:: Problem ::
Review the material and extract every line in which the word "React" occurs.
── Information provided ──
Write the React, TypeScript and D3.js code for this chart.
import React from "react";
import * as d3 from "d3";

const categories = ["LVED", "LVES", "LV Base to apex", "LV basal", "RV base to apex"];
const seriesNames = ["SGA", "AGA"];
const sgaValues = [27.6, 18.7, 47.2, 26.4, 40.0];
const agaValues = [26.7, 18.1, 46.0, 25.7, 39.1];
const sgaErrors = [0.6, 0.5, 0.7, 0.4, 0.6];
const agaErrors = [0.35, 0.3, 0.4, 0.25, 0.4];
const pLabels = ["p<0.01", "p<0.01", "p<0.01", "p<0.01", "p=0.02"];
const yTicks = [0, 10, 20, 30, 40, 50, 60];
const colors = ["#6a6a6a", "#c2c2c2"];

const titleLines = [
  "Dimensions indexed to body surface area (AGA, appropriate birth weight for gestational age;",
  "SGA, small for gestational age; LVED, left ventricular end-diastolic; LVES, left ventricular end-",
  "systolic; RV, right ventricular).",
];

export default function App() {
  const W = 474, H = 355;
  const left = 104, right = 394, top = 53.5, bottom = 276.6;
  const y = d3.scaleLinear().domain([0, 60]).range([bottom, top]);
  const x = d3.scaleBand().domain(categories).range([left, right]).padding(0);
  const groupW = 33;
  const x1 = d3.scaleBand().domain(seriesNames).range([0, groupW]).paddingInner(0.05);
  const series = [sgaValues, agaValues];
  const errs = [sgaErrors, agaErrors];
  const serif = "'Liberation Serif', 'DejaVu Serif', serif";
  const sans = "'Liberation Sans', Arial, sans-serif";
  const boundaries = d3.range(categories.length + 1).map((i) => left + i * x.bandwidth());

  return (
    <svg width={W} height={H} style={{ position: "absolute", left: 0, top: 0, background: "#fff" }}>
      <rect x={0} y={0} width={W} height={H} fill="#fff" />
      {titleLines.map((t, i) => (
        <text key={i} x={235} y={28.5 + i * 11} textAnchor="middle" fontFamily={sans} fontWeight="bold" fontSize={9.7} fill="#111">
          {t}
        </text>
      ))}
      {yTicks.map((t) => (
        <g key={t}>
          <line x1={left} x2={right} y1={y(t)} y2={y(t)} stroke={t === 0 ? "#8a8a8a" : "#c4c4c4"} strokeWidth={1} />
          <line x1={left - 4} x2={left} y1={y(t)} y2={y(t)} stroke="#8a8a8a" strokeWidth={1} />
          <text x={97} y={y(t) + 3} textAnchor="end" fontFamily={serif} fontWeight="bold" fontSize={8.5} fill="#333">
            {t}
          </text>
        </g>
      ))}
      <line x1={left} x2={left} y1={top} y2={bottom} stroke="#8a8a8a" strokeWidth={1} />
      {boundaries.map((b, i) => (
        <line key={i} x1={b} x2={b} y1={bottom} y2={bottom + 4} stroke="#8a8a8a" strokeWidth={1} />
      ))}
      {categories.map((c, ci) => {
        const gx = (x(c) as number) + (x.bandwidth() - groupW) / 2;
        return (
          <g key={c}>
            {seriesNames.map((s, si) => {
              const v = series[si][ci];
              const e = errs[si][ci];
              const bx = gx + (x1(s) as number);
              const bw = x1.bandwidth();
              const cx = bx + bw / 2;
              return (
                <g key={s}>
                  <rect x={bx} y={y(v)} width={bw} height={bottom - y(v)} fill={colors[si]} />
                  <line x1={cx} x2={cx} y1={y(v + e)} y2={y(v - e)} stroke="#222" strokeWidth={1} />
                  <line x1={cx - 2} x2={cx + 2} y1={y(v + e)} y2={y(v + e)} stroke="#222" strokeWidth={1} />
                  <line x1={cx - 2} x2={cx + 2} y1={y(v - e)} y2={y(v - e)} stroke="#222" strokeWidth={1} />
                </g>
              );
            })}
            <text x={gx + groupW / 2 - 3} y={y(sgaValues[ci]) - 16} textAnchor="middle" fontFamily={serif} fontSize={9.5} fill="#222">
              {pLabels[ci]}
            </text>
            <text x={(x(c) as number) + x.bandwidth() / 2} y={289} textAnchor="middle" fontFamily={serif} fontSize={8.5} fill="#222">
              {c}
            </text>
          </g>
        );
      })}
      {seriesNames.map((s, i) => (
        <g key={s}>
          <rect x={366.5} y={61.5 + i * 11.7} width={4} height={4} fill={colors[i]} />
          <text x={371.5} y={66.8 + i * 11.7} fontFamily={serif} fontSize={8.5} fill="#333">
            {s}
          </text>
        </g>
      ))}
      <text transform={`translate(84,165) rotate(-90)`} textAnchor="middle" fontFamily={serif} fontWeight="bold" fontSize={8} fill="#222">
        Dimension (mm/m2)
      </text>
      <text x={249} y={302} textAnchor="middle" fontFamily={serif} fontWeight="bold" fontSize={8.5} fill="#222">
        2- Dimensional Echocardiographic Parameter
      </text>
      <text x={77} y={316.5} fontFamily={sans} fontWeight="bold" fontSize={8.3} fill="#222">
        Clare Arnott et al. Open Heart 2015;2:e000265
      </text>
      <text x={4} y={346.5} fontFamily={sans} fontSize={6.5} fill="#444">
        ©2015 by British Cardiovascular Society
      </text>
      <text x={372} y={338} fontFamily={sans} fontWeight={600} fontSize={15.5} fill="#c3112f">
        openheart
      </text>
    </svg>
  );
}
───
:: Answer to the exercise ::
Write the React, TypeScript and D3.js code for this chart.
import React from "react";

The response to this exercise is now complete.